* _Exercise requirements_
Return all lines where the word "that" can be found.

-=-=-

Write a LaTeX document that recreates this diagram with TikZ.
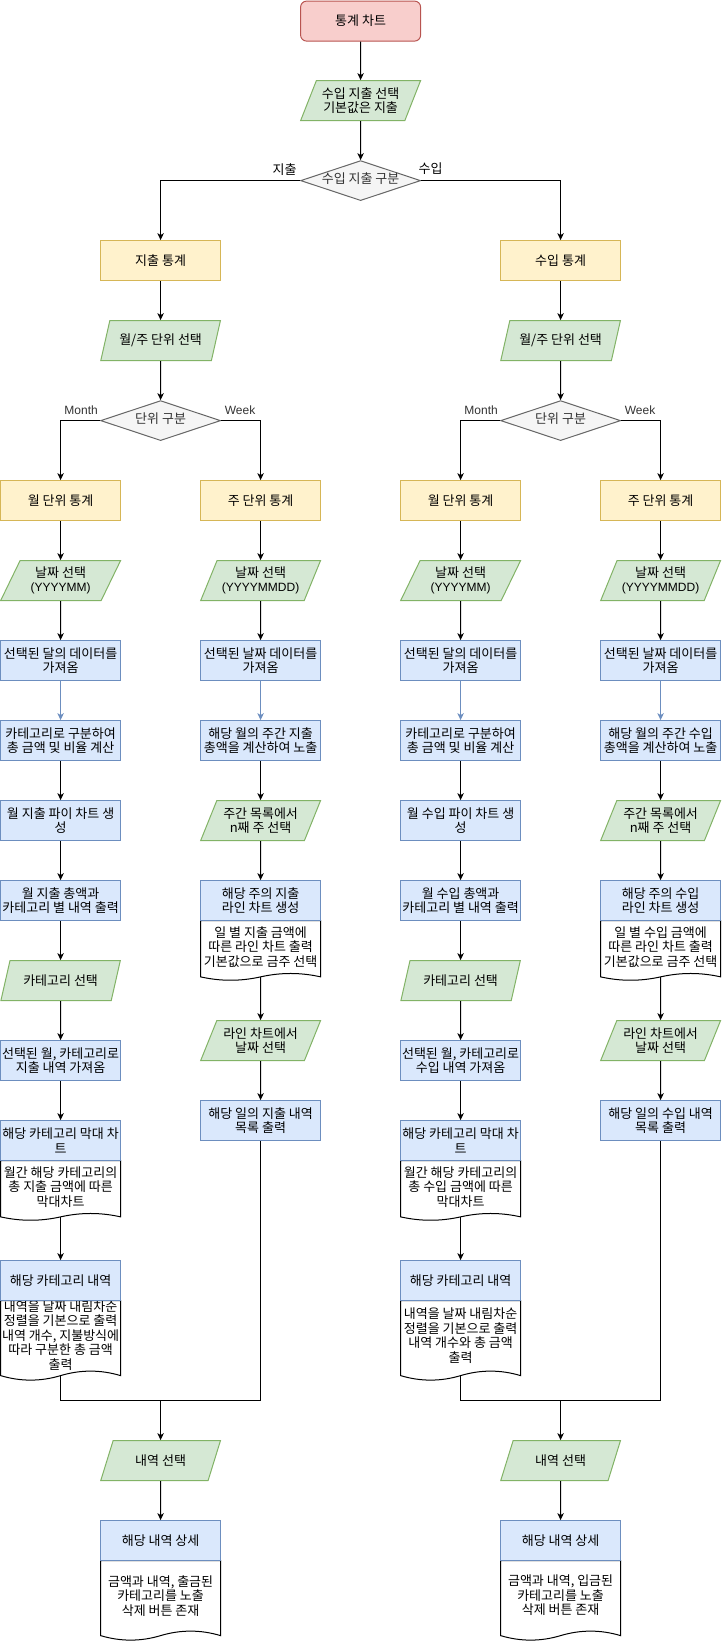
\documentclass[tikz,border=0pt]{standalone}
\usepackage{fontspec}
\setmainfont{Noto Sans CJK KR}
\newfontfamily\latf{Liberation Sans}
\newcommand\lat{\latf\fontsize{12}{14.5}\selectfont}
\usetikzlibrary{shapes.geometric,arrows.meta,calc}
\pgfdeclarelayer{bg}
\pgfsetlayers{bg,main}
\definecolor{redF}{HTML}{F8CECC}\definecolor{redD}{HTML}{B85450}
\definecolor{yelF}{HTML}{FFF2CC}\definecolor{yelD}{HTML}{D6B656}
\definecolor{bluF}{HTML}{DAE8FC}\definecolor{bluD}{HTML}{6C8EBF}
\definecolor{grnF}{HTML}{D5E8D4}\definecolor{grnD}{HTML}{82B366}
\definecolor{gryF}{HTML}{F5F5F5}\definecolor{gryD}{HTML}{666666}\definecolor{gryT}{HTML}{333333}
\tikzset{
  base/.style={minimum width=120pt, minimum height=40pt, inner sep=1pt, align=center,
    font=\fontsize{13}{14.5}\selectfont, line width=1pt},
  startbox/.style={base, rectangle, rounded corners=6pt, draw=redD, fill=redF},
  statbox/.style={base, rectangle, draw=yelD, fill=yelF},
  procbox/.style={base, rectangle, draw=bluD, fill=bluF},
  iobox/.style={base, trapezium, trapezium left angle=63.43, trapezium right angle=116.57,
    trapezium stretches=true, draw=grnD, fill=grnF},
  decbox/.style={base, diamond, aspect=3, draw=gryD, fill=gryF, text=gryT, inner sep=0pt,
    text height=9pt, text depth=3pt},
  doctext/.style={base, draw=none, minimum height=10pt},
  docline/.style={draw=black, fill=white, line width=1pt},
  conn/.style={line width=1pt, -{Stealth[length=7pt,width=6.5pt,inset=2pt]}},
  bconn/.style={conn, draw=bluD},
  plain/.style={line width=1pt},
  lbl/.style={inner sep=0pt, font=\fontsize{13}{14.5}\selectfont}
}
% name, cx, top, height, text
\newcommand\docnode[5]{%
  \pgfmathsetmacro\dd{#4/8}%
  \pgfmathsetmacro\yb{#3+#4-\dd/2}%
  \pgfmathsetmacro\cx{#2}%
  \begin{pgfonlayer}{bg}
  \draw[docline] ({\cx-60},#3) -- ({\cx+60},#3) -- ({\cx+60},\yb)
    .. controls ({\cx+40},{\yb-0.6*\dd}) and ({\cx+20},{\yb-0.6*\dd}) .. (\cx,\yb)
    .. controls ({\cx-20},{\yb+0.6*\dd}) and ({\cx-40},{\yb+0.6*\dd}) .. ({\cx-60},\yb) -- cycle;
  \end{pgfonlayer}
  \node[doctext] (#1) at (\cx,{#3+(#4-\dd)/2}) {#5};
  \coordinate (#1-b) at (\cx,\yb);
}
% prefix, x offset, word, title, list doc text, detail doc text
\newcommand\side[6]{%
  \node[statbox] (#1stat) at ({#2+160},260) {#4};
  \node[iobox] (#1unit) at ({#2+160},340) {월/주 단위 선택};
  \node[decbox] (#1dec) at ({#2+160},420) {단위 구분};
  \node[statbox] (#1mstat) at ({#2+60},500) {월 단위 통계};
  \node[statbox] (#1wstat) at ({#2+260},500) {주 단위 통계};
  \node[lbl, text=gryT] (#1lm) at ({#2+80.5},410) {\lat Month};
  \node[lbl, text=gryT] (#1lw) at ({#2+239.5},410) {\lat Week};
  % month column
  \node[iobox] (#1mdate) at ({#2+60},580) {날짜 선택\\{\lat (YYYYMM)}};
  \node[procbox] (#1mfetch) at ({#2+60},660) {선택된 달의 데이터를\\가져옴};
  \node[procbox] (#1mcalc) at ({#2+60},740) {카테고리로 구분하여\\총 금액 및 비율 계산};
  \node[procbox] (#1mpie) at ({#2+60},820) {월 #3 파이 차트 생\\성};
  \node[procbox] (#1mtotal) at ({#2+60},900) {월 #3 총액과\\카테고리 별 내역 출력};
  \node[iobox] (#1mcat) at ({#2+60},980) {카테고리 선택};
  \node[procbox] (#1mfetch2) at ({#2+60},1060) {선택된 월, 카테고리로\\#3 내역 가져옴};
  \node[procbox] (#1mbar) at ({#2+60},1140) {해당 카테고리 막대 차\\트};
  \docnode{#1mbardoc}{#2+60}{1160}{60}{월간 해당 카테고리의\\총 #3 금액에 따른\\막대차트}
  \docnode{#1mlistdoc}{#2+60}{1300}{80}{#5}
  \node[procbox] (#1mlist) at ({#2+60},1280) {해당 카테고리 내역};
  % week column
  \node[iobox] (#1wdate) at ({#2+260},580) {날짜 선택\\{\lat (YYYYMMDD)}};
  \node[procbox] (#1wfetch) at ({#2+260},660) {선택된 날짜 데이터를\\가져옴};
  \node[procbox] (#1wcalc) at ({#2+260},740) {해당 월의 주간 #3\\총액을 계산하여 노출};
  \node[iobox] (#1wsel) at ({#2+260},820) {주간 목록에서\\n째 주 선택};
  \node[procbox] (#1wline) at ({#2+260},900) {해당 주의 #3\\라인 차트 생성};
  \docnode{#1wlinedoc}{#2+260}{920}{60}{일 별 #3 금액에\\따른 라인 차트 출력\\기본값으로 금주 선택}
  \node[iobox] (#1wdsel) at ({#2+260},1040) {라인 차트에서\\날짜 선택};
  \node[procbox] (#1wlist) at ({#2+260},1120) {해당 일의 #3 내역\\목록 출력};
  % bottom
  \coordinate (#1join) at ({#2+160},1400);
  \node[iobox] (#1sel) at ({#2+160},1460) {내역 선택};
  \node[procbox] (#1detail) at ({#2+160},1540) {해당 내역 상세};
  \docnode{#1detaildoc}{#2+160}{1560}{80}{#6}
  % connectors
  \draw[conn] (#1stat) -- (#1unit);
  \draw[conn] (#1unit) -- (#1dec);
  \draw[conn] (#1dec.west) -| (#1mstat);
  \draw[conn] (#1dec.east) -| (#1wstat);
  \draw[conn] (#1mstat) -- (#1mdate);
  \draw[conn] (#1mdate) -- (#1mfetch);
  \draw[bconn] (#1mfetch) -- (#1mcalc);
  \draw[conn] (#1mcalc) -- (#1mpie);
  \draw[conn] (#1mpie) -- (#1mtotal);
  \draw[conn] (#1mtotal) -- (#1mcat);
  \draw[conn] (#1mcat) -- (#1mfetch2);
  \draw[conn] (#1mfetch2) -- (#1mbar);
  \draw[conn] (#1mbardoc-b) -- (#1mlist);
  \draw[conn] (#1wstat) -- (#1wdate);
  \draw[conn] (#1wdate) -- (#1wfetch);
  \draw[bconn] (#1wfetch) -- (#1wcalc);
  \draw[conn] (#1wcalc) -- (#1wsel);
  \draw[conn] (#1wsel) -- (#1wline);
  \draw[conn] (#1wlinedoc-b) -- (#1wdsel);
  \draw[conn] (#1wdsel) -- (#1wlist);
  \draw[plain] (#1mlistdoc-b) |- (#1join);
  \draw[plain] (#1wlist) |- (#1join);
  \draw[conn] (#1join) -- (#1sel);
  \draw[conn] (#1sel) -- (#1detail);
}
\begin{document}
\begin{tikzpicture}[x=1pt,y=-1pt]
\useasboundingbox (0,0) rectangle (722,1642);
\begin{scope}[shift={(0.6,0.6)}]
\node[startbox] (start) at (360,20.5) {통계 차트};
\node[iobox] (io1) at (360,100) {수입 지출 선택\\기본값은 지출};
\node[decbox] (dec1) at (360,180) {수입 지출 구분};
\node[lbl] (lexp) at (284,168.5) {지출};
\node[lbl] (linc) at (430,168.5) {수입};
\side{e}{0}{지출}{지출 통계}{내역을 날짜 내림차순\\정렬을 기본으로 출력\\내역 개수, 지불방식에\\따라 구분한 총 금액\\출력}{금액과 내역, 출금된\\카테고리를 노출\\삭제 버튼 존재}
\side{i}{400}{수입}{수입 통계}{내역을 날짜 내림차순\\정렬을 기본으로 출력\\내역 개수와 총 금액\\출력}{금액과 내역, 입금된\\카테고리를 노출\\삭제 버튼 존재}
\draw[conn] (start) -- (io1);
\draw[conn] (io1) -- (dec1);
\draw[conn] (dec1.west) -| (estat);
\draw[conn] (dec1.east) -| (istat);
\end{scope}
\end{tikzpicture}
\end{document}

-=-=-

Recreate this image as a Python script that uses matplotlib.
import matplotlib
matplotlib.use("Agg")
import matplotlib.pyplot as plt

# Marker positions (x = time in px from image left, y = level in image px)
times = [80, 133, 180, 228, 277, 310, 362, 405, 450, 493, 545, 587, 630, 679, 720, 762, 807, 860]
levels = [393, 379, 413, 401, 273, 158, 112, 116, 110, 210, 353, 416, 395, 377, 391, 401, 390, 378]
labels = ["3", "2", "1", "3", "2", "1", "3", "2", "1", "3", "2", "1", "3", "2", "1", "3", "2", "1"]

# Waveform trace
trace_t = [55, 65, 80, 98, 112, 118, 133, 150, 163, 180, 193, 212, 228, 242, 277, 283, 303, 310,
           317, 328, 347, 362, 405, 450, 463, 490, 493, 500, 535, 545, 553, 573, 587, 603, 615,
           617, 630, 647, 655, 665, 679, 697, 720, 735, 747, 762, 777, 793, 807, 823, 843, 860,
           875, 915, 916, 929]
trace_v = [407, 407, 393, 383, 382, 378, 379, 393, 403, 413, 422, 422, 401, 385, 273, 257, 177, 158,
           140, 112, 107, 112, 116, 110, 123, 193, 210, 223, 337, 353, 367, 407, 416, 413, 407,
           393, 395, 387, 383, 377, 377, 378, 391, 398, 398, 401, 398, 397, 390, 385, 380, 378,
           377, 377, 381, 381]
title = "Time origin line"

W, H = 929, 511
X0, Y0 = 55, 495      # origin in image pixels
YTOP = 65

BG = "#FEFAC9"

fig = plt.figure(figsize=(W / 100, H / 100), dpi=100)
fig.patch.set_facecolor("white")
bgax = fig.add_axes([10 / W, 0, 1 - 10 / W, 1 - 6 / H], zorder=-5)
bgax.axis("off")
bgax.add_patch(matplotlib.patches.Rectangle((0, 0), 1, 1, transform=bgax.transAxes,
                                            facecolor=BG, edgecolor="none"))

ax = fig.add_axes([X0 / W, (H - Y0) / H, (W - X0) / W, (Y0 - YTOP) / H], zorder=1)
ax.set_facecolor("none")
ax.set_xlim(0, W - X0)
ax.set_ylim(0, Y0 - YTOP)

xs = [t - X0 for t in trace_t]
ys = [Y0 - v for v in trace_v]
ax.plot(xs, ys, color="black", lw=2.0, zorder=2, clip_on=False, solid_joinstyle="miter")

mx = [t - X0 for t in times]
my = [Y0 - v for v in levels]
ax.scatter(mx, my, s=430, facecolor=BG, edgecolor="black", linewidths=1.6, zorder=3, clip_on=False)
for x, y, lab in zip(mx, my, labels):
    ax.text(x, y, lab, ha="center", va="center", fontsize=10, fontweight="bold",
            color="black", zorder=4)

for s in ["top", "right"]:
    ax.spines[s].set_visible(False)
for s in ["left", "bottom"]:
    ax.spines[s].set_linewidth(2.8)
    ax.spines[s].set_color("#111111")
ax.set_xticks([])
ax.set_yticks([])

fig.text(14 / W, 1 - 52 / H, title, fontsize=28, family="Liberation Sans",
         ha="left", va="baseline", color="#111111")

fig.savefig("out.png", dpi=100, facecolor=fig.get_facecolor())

-=-=-

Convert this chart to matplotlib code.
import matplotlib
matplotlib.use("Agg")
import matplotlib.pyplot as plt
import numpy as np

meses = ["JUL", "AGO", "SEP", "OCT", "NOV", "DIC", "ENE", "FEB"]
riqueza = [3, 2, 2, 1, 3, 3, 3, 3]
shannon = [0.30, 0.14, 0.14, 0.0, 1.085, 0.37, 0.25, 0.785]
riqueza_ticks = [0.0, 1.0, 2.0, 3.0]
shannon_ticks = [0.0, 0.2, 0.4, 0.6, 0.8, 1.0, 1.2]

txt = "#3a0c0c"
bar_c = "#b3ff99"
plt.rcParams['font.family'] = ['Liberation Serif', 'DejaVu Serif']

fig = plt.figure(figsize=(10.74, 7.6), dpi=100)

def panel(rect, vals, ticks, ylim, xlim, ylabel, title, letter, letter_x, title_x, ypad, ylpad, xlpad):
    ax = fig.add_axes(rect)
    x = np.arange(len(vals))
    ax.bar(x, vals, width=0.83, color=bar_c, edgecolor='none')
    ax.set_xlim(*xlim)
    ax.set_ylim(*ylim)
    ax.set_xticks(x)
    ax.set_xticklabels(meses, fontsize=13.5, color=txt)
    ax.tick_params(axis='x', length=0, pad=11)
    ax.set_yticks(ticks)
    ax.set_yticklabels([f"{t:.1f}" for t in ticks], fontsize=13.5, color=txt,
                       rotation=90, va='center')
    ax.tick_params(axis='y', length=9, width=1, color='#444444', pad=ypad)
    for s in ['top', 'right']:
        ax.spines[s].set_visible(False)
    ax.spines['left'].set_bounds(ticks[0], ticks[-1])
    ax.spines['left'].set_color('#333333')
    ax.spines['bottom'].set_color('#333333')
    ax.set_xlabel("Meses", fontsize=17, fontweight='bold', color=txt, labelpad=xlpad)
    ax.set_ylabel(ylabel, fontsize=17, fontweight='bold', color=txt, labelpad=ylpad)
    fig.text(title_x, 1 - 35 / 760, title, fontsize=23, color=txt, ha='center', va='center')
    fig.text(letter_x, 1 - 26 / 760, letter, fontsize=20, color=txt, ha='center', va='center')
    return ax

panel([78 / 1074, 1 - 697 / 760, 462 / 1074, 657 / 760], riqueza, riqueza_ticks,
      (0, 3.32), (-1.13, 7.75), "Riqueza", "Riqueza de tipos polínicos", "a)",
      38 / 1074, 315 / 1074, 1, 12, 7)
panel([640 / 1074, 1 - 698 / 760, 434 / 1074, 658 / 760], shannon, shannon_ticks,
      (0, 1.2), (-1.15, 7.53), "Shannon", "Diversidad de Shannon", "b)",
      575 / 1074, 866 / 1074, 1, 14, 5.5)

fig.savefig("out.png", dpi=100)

-=-=-

* _Result of the exercise_
Write a LaTeX document that recreates this diagram with TikZ.
Recreate this image as a Python script that uses matplotlib.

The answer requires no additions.